The UL amp is quite similar to the ZOTL 40. The power supply is pretty much identical, and with the exception of the ultralinear connection there’s not much difference in the audio circuity either. A 12AX7-based input- voltage gain stage is followed by a 12AU7 phase splitter that is directly coupled to the control grids of the 17JN6 TV sweep tubes operating in push-pull configuration. All of the tubes are auto biased so there should be no worries about matching tubes. I should mention that the new casework, designed by Fern and Roby Audio, is a marked improvement over the old-style boxy looks of the ZOTL 40. The front and rear panels are now milled from slabs of aluminum, and feature Cardas RCA jacks, WBT copper binding posts, a front-panel industrial toggle-type power switch, and a stereo/mono switch. 

Since I’m lucky enough to own a Berning EA-230 amp, recently upgraded to auto bias operation by Berning himself, it seemed interesting to start off with a shootout of sorts between the old and new guard.

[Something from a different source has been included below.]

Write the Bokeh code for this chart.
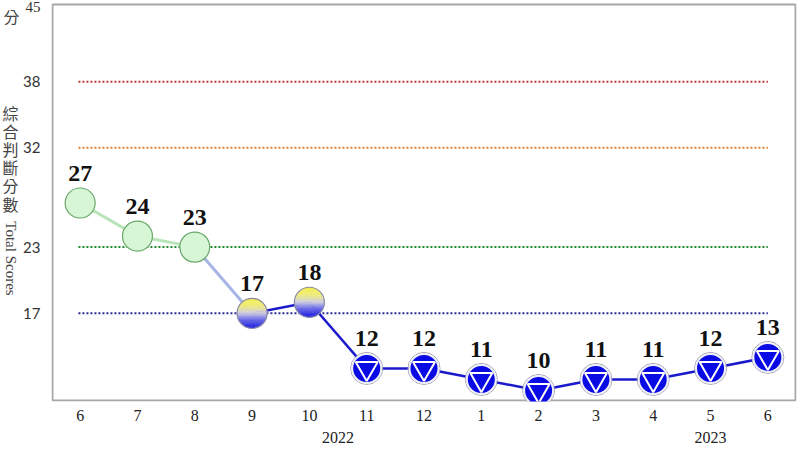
import numpy as np
from bokeh.plotting import figure
from bokeh.layouts import row
from bokeh.models import FixedTicker, LinearAxis, Range1d
from bokeh.core.properties import value
from bokeh.embed import file_html
from bokeh.resources import INLINE

# ---- data ----
month_labels = ["6", "7", "8", "9", "10", "11", "12", "1", "2", "3", "4", "5", "6"]
scores = [27, 24, 23, 17, 18, 12, 12, 11, 10, 11, 11, 12, 13]
signals = ["green", "green", "green", "yb", "yb", "blue", "blue", "blue", "blue", "blue", "blue", "blue", "blue"]
year_labels = ["2022", "2023"]
year_pos = [4.5, 11]
y_ticks = [17, 23, 32, 38, 45]
y_tick_fonts = ["Lato", "Lato", "Lato", "Lato", "Liberation Serif"]
thresholds = [38, 32, 23, 17]
threshold_colors = ["#c0343a", "#e0802a", "#1f8a2a", "#2a2a9a"]
title_chars = ["綜", "合", "判", "斷", "分", "數"]

x = list(range(len(scores)))

W, H = 800, 450
LW = 42                  # width of the left label strip
BL, BR, BB = 9, 4, 49    # borders of main figure
TOPGAP = 4               # gap between canvas top and the y=45 border line
MW = W - LW
FW = MW - BL - BR
PH = H - BB - TOPGAP     # pixel height of the 9..45 box
X0, X1 = -0.5, len(scores) - 0.5
Y0, Y1 = 9, 45
YTOP = Y1 + TOPGAP / PH * (Y1 - Y0)   # data value at canvas top


def dy(py):
    """canvas pixel y (from top) -> data y of the main scale"""
    return Y0 + (H - BB - py) / PH * (Y1 - Y0)


# ---------- main figure ----------
p = figure(width=MW, height=H, output_backend="svg", toolbar_location=None,
           x_range=Range1d(X0, X1), y_range=Range1d(Y0, YTOP), y_axis_location=None,
           min_border_left=BL, min_border_right=BR, min_border_top=0, min_border_bottom=BB)
p.background_fill_color = "white"
p.border_fill_color = "white"
p.outline_line_color = None
p.grid.visible = False

p.xaxis.ticker = FixedTicker(ticks=x)
p.xaxis.major_label_overrides = {i: lab for i, lab in enumerate(month_labels)}
p.xaxis.axis_line_color = None
p.xaxis.major_tick_line_color = None
p.xaxis.minor_tick_line_color = None
p.xaxis.major_tick_out = 0
p.xaxis.major_tick_in = 0
p.xaxis.major_label_text_font = "Liberation Serif"
p.xaxis.major_label_text_font_size = "16px"
p.xaxis.major_label_text_color = "#222222"
p.xaxis.major_label_standoff = 8

yr_axis = LinearAxis(ticker=FixedTicker(ticks=year_pos),
                     major_label_overrides={xp: yl for xp, yl in zip(year_pos, year_labels)},
                     axis_line_color=None, major_tick_line_color=None, minor_tick_line_color=None,
                     major_tick_out=0, major_tick_in=0, major_label_standoff=8,
                     major_label_text_font="Liberation Serif", major_label_text_font_size="16px",
                     major_label_text_color="#222222")
p.add_layout(yr_axis, "below")

# plot-area border (box from 9 to 45, inset by one pixel so the 2px line is whole)
px_x = (X1 - X0) / FW
px_y = (Y1 - Y0) / PH
p.quad(left=[X0 + px_x], right=[X1 - px_x], bottom=[Y0 + px_y], top=[Y1],
       fill_color=None, line_color="#a8a8a8", line_width=2)

# threshold dotted lines
for th, col in zip(thresholds, threshold_colors):
    p.segment(x0=[x[0] - 0.03], y0=[th], x1=[x[-1]], y1=[th], line_color=col,
              line_width=2, line_dash="2 2")

# connecting segments
seg_col, seg_w = [], []
for i in range(len(scores) - 1):
    a, b = signals[i], signals[i + 1]
    if a == "green" and b == "green":
        seg_col.append("#b8e4b8"); seg_w.append(3)
    elif a == "green":
        seg_col.append("#a6b4e6"); seg_w.append(3)
    else:
        seg_col.append("#1a1acc"); seg_w.append(2.5)
p.segment(x0=x[:-1], y0=scores[:-1], x1=x[1:], y1=scores[1:], line_color=seg_col,
          line_width=seg_w)

R = 15
rx = R * px_x
ry = R * px_y

# green markers
gx = [xi for xi, s in zip(x, signals) if s == "green"]
gy = [v for v, s in zip(scores, signals) if s == "green"]
p.scatter(gx, gy, size=2 * R, fill_color="#d6f6d6", line_color="#6aa86a", line_width=1.2)

# yellow-blue gradient markers (horizontal bands)
def hex2rgb(h):
    return np.array([int(h[i:i + 2], 16) for i in (1, 3, 5)], dtype=float)

stops = [(0.0, hex2rgb("#f6f04a")), (0.28, hex2rgb("#eeea80")), (0.5, hex2rgb("#cfcfe2")),
         (0.72, hex2rgb("#6a6ae8")), (1.0, hex2rgb("#1a1ae0"))]

def grad(t):
    for (t0, c0), (t1, c1) in zip(stops[:-1], stops[1:]):
        if t <= t1:
            f = (t - t0) / (t1 - t0)
            c = c0 + (c1 - c0) * f
            return "#%02x%02x%02x" % tuple(int(round(v)) for v in c)
    return "#1a1ae0"

NB = 18
bx, by, bc = [], [], []
for xi, v, s in zip(x, scores, signals):
    if s != "yb":
        continue
    for k in range(NB):
        v0 = 1 - 2 * k / NB
        v1 = 1 - 2 * (k + 1) / NB
        vs = np.linspace(v0, v1, 6)
        right_x = xi + rx * np.sqrt(np.clip(1 - vs ** 2, 0, 1))
        left_x = xi - rx * np.sqrt(np.clip(1 - vs[::-1] ** 2, 0, 1))
        px = np.concatenate([right_x, left_x])
        py = np.concatenate([v + ry * vs, v + ry * vs[::-1]])
        bx.append(list(px)); by.append(list(py)); bc.append(grad((k + 0.5) / NB))
p.patches(bx, by, fill_color=bc, line_color=bc, line_width=0.5)
yx = [xi for xi, s in zip(x, signals) if s == "yb"]
yy = [v for v, s in zip(scores, signals) if s == "yb"]
p.scatter(yx, yy, size=2 * R, fill_color=None, line_color="#8a8aa8", line_width=1.2)

# blue markers
bxs = [xi for xi, s in zip(x, signals) if s == "blue"]
bys = [v for v, s in zip(scores, signals) if s == "blue"]
p.scatter(bxs, bys, size=2 * R + 2, fill_color=None, line_color="#a0a0b4", line_width=1)
p.scatter(bxs, bys, size=2 * R - 1, fill_color="#0a0ae4", line_color="#eeeef6", line_width=2)
p.scatter(bxs, bys, marker="inverted_triangle", size=22, fill_color=None,
          line_color="white", line_width=2)

# value labels
p.text(x=x, y=scores, text=[str(v) for v in scores], y_offset=-30,
       text_align="center", text_baseline="middle",
       text_font=value("Liberation Serif"), text_font_style="bold",
       text_font_size="24px", text_color="#111111")

# ---------- left strip: titles and y tick labels on the same y scale ----------
q = figure(width=LW, height=H, output_backend="svg", toolbar_location=None,
           x_range=Range1d(0, LW), y_range=Range1d(Y0, YTOP),
           x_axis_location=None, y_axis_location=None,
           min_border_left=0, min_border_right=0, min_border_top=0, min_border_bottom=BB)
q.outline_line_color = None
q.grid.visible = False
q.background_fill_color = "white"
q.border_fill_color = "white"

q.text(x=[40] * len(y_ticks), y=y_ticks, text=[str(t) for t in y_ticks],
       text_font=y_tick_fonts,
       text_align="right", text_baseline="middle", text_font_size="15px",
       text_color="#333333", y_offset=[0, 0, 0, 0, 2])
q.text(x=[11], y=[dy(15)], text=["分"], text_align="center", text_baseline="middle",
       text_font=value("Noto Sans CJK TC"), text_font_size="16px", text_color="#444444")
q.text(x=[10] * len(title_chars), y=[dy(112 + 18.2 * i) for i in range(len(title_chars))],
       text=title_chars, text_align="center", text_baseline="middle",
       text_font=value("Noto Sans CJK TC"), text_font_size="16px", text_color="#444444")
q.text(x=[10], y=[dy(258)], text=["Total Scores"], angle=-np.pi / 2,
       text_align="center", text_baseline="middle",
       text_font=value("Liberation Serif"), text_font_size="15px", text_color="#444444")

layout = row(q, p, spacing=0)
open("out.html", "w").write(file_html(layout, INLINE))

And to make it even more interesting, I included the ZOTL 40 amp in the mix. The catch was the speaker load: the QUAD ESL-57, not an easy load but a fair one for these low-power tube amps. The musical fare was mainly violin concertos, including the Bach violin concertos (Perlman-Zukerman, EMI Classics). It turned out that the coupling of the QUAD with the EA-230 was a match made in heaven that generated enough tonal sweetness to satisfy even the most jaded audiophiles. It was also the most dynamic with the most solid bass lines in this trio of Berning designs. The UL proved to be most problematic at this early stage. It dialed back the violin’s upper register sheen and struggled to create a convincing soundstage. 

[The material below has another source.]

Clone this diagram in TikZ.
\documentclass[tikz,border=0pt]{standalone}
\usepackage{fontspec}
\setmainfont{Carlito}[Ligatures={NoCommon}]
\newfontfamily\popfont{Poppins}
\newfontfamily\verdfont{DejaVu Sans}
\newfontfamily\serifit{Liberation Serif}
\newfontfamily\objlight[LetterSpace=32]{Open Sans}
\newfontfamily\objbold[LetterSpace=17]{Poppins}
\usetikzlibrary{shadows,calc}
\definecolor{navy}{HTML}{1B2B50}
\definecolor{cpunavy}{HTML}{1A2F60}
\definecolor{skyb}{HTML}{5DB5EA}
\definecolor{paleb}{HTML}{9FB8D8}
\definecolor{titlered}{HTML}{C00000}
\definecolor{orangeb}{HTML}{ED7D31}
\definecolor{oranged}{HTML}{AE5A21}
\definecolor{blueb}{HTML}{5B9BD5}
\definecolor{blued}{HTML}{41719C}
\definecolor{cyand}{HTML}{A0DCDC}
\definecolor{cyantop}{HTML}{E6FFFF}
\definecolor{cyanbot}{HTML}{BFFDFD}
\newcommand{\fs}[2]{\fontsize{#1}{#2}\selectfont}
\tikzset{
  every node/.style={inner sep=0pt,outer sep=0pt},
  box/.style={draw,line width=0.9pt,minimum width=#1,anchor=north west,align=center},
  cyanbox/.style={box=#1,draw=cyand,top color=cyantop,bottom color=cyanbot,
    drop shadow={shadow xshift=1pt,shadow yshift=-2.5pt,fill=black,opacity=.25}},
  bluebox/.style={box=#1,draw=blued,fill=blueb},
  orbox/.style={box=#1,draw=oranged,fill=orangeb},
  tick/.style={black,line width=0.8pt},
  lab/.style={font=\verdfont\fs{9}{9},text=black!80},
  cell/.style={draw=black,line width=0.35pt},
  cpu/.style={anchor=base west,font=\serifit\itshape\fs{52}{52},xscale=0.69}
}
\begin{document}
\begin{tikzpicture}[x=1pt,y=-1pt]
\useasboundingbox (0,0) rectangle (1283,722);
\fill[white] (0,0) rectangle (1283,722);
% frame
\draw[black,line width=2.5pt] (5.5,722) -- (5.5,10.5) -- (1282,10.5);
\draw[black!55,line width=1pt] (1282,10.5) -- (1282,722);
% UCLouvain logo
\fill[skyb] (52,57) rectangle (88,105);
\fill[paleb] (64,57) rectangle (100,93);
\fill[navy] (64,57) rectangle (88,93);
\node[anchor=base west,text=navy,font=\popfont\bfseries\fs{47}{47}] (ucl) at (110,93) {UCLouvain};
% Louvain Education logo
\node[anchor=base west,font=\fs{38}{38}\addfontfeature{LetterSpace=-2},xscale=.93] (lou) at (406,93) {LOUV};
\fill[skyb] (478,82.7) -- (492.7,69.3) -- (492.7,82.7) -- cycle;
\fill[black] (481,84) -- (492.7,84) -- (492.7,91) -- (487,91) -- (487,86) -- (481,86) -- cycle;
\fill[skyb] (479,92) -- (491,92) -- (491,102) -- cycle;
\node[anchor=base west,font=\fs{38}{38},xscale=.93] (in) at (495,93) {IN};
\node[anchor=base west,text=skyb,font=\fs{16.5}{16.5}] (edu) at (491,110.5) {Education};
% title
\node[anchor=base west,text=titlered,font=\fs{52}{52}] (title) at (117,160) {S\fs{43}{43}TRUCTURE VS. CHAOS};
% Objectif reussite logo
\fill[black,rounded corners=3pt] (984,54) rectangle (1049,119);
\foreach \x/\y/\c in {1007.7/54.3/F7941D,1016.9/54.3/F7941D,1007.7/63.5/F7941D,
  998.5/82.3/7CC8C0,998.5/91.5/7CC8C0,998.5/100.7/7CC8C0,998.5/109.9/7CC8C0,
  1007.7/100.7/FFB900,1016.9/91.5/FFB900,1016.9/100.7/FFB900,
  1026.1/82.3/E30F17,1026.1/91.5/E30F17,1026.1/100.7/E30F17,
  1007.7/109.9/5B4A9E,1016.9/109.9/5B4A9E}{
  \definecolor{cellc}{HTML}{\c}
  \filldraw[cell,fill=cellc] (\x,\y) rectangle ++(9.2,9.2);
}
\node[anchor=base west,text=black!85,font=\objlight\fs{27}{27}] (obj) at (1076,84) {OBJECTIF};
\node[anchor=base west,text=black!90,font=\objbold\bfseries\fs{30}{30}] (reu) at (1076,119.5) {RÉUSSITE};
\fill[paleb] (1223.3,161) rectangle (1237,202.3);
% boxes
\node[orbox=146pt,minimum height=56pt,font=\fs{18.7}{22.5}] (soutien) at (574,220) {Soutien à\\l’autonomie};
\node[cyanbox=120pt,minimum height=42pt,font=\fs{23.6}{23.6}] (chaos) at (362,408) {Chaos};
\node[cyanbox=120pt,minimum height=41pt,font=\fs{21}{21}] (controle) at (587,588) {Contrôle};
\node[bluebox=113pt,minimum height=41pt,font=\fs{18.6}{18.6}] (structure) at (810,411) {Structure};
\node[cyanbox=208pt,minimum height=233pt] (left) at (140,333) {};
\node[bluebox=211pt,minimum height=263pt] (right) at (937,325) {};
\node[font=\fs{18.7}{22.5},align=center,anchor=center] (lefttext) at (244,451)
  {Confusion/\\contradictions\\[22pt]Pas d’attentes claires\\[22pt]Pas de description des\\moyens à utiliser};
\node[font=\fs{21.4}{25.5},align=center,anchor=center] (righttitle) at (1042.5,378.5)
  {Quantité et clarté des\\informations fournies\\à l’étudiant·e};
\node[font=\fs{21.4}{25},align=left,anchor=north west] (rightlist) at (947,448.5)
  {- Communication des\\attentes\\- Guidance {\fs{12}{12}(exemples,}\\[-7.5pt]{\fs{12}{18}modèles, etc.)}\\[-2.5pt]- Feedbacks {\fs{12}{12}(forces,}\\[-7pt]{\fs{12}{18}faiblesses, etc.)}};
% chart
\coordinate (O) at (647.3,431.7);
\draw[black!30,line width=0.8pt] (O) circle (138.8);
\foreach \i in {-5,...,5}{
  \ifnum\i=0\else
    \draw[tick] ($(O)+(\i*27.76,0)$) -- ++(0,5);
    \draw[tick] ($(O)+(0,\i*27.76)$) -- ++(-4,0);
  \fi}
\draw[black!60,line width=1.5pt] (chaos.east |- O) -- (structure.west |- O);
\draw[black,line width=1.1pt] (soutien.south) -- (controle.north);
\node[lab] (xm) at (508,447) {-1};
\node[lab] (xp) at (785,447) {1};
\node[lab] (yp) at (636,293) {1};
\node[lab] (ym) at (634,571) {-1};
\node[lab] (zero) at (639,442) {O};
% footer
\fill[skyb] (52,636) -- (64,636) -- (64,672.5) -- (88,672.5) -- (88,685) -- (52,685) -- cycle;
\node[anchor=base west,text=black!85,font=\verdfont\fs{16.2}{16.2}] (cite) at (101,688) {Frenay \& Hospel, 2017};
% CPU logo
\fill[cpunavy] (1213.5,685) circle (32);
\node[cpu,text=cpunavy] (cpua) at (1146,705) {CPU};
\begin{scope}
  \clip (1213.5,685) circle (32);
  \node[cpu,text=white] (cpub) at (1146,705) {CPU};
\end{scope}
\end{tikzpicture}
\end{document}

It was time to switch over to my Basszilla DIY high-sensitivity loudspeaker. And slowly, over a period of days, the UL amp continued to improve. It seemed to take forever to fully break-in, so I decided to let it continue to cook for over a week before resuming critical listening. Patience was finally rewarded and I began to appreciate, or should I say enjoy, its virtues. This is an incredibly detailed amp. I mean detailed in a good way, without sounding analytical in the process. Its ability to unravel complex passages resulted in a supreme sense of spatial clarity. This was a function of preserving transient decay into an exceptionally low noise floor. Hall ambience became easy to resolve, which nicely fleshed out depth perspective. 

The UL amp beat out the ZOTL 40 when it came to bass definition, which would be expected from a UL vs. pentode output stage, even though on paper their respective damping factors are similar. The UL amp sounded distinctly less tube-like than its pentode sibling, a finding that can’t simply be explained by total harmonic distortion (THD) measurements. Theoretically, UL should be more linear than the pentode connection, but the ZOTL 40 also uses more global feedback, which acts to reduce THD. My guess is that the UL amp’s distortion spectrum contains less second-order harmonic distortion. In any case, the end result is a leaner and less liquid sonic character that eventually made me miss the sumptuous textures of the ZOTL 40. It occurred to me that the UL had more in common with the First Watt SIT-3, my favorite low-power, push-pull, solid-state amp, than it did with the ZOTL 40. It made sense to undertake another comparative listening test. The results confirmed strong similarities with the SIT-3 in detail resolution and harmonic textures, though the UL was more dimensional, especially with respect to soundstage depth.